Sin embargo, esta historia no acaba aquí. Tan adictos al poder eran los reyes de Francia que auspiciaron, a la muerte del papa un año después de su regreso a Roma, la elección clandestina de un papa ilegítimo que continuase la residencia en Aviñón. Fue el comienzo del archiconocido Cisma de Occidente, que se alargó casi 40 años más. Desgraciadamente, Santa Catalina murió tres años después del regreso de los papas a Roma, conociendo los comienzos de esta triste situación. Pero, como Dios guía a su Iglesia, finalmente Europa se libró de una calamidad como esta que podría haber derivado en divisiones muy graves, ya no sólo religiosas, sino también sociales y políticas.

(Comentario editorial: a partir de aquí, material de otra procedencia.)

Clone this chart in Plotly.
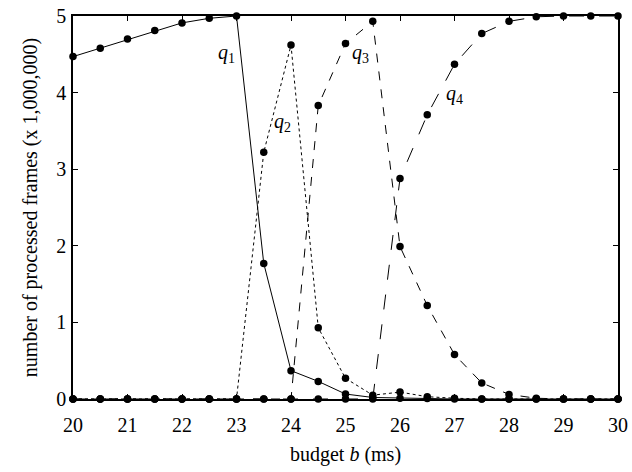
import plotly.graph_objects as go

budget = [20, 20.5, 21, 21.5, 22, 22.5, 23, 23.5, 24, 24.5, 25, 25.5, 26, 26.5, 27, 27.5, 28, 28.5, 29, 29.5, 30]
q1 = [4.47, 4.58, 4.70, 4.81, 4.91, 4.97, 5.00, 1.77, 0.37, 0.23, 0.065, 0.02, 0.01, 0.005, 0, 0, 0, 0, 0, 0, 0]
q2 = [0, 0, 0, 0, 0, 0, 0, 3.22, 4.62, 0.93, 0.27, 0.05, 0.09, 0.03, 0.01, 0, 0, 0, 0, 0, 0]
q3 = [0, 0, 0, 0, 0, 0, 0, 0, 0, 3.83, 4.64, 4.93, 1.99, 1.22, 0.58, 0.21, 0.06, 0.01, 0, 0, 0]
q4 = [0, 0, 0, 0, 0, 0, 0, 0, 0, 0, 0, 0, 2.88, 3.71, 4.37, 4.77, 4.93, 4.99, 5.00, 5.00, 5.00]

series = [("q1", q1, "solid"), ("q2", q2, "dot"), ("q3", q3, "dash"), ("q4", q4, "longdash")]
labels = [("q", "1", 22.81, 4.51), ("q", "2", 23.85, 3.61), ("q", "3", 25.28, 4.51), ("q", "4", 27.0, 3.97)]

FONT = "Liberation Serif"

fig = go.Figure()
for name, vals, dash in series:
    fig.add_trace(go.Scatter(
        x=budget, y=vals, mode="lines+markers", name=name,
        line=dict(color="black", width=1, dash=dash),
        marker=dict(color="black", size=7.5, symbol="circle"),
        cliponaxis=False, showlegend=False,
    ))

for base, sub, lx, ly in labels:
    fig.add_annotation(x=lx, y=ly, text=f"<i>{base}</i><sub>{sub}</sub>", showarrow=False,
                       font=dict(family=FONT, size=20, color="black"))

axis_common = dict(
    showline=True, linecolor="black", linewidth=1.5, mirror="ticks",
    ticks="inside", ticklen=5, tickwidth=1, tickcolor="black",
    showgrid=False, zeroline=False, automargin=False,
    tickfont=dict(family=FONT, size=20, color="black"),
)

fig.update_xaxes(range=[20, 30], dtick=1, tick0=20, ticklabelstandoff=7,
                 title=dict(text="budget <i>b</i> (ms)", font=dict(family=FONT, size=20, color="black"), standoff=12),
                 **axis_common)
fig.update_yaxes(range=[0, 5], dtick=1, tick0=0, ticklabelstandoff=1,
                 title=dict(text="number of processed frames (x 1,000,000)", font=dict(family=FONT, size=20, color="black"), standoff=13),
                 **axis_common)

fig.update_layout(
    width=632, height=472,
    margin=dict(l=73, r=14, t=16, b=73),
    plot_bgcolor="white", paper_bgcolor="white",
)

fig.write_html("out.html", config={"displayModeBar": False},
               post_script="document.body.style.margin='0';")
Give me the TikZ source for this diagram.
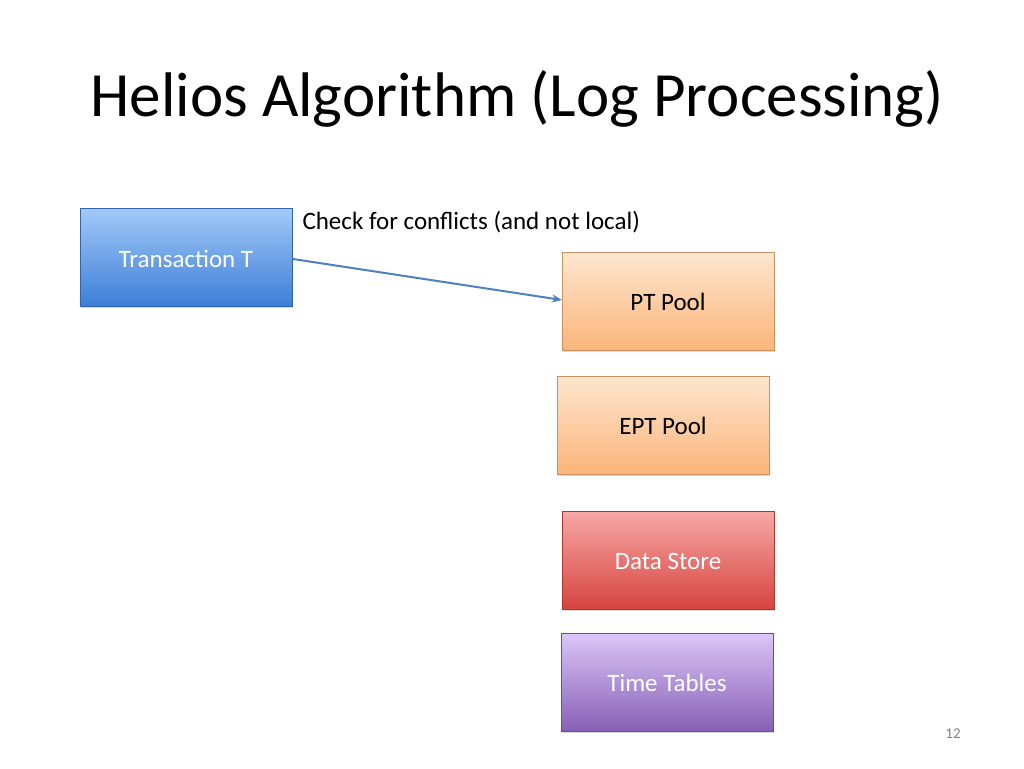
\documentclass[tikz,border=0pt]{standalone}
\usepackage{fontspec}
\setmainfont{Carlito}
\usetikzlibrary{shadows,arrows.meta}
\begin{document}
\begin{tikzpicture}[x=1pt,y=-1pt,
 box/.style={minimum width=212pt,minimum height=98pt,inner sep=0pt,drop shadow={opacity=0.3,shadow xshift=1pt,shadow yshift=-2pt},draw=#1!80!black,line width=0.5pt},
 lbl/.style={font=\fontsize{25}{28}\selectfont},
]
\useasboundingbox (0,0) rectangle (1024,768);
\definecolor{bA}{HTML}{A3C9F8}\definecolor{bB}{HTML}{3C7ED8}
\definecolor{oA}{HTML}{FDE6CF}\definecolor{oB}{HTML}{FBB57A}
\definecolor{rA}{HTML}{F7A8A6}\definecolor{rB}{HTML}{D6443F}
\definecolor{pA}{HTML}{DCC6F8}\definecolor{pB}{HTML}{8660B5}
\definecolor{arr}{HTML}{4F81BD}
\node[anchor=base west,font=\fontsize{63}{66}\selectfont] (title) at (87,116) {Helios Algorithm (Log Processing)};
\node[box=bB,top color=bA,bottom color=bB,anchor=north west] (t) at (80,208) {};
\node[lbl,text=white] (tl) at (186,259) {Transaction T};
\node[box=oB,top color=oA,bottom color=oB,anchor=north west] (pt) at (562,252) {};
\node[lbl] (ptl) at (668,302) {PT Pool};
\node[box=oB,top color=oA,bottom color=oB,anchor=north west] (ept) at (557,376) {};
\node[lbl] (eptl) at (663,426) {EPT Pool};
\node[box=rB,top color=rA,bottom color=rB,anchor=north west] (ds) at (562,511) {};
\node[lbl,text=white] (dsl) at (668,561) {Data Store};
\node[box=pB,top color=pA,bottom color=pB,anchor=north west] (tt) at (561,633) {};
\node[lbl,text=white] (ttl) at (667,683) {Time Tables};
\coordinate (a1) at (293,259);
\coordinate (a2) at (562,300);
\draw[arr,line width=2pt,-{Stealth[length=10pt,width=8pt]}] (a1) -- (a2);
\node[anchor=west,font=\fontsize{25}{28}\selectfont] (chk) at (299,222) {Check for conflicts (and not local)};
\node[text=gray,font=\fontsize{15}{16}\selectfont] (pg) at (953,734) {12};
\end{tikzpicture}
\end{document}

Hoy, día en que celebramos la fiesta de Santa Catalina de Siena, que es patrona de Europa, es un buen día para recordar no un lugar remoto o una comunidad concreta como solemos hacer en esta sección, sino un aspecto muy importante que posee la Iglesia Católica. A lo largo de su historia, el papado ha sufrido innumerables agresiones por parte de los hombres poderosos de todas las épocas. Esto es así porque, por disposición de Cristo, el obispo de Roma es su Vicario para la comunidad universal de los creyentes. No hay autoridad espiritual para los cristianos igualable o superior a la de su santidad el papa en este mundo. El mandato recibido de San Pedro de «obedecer a Dios antes que a los hombres» (Hch 5, 29) es una exigencia moral para los cristianos. Por supuesto, no queremos decir que el papa sea una autoridad equiparable a Dios o a la conciencia, que es su voz en el hombre, pero ningún poder político, social, económico o intelectual debería jamás marcar el itinerario de nuestra vida como creyentes. Nuestros deberes como cristianos están por encima de nuestros deberes como ciudadanos, lo cual es posible porque un buen cristiano es siempre un buen ciudadano. Ahora bien, la Iglesia necesita de una irrenunciable independencia de los poderes seculares. Es por esto que vemos que hasta hoy llega la necesidad de que el papa no sea súbditos de ningún poder político, de ningún Estado. Está claro por qué era tan importante para Santa Catalina y sus contemporáneos el regreso del papa a Roma. Desde luego, no era una cuestión meramente tradicional o ceremoniosa. El papa posee su propio Estado como necesidad de protegerse del poder arbitrario de los hombres.

En el día de hoy no habrá mejor reconocimiento de la lucha incansable que llevó acabo Santa Catalina de Siena que rezar por la libertad de su santidad el papa, para que ninguna influencia de los poderes del mundo, ni política, ni económica, ni ideológica, pueda hacerle desviarse de su misión. Necesitamos más que nunca la fuerza de la oración y la firmeza de nuestras conciencias para resistir los poderes del mundo que nunca se han llevado bien con una Iglesia libre que se sabe moralmente superior.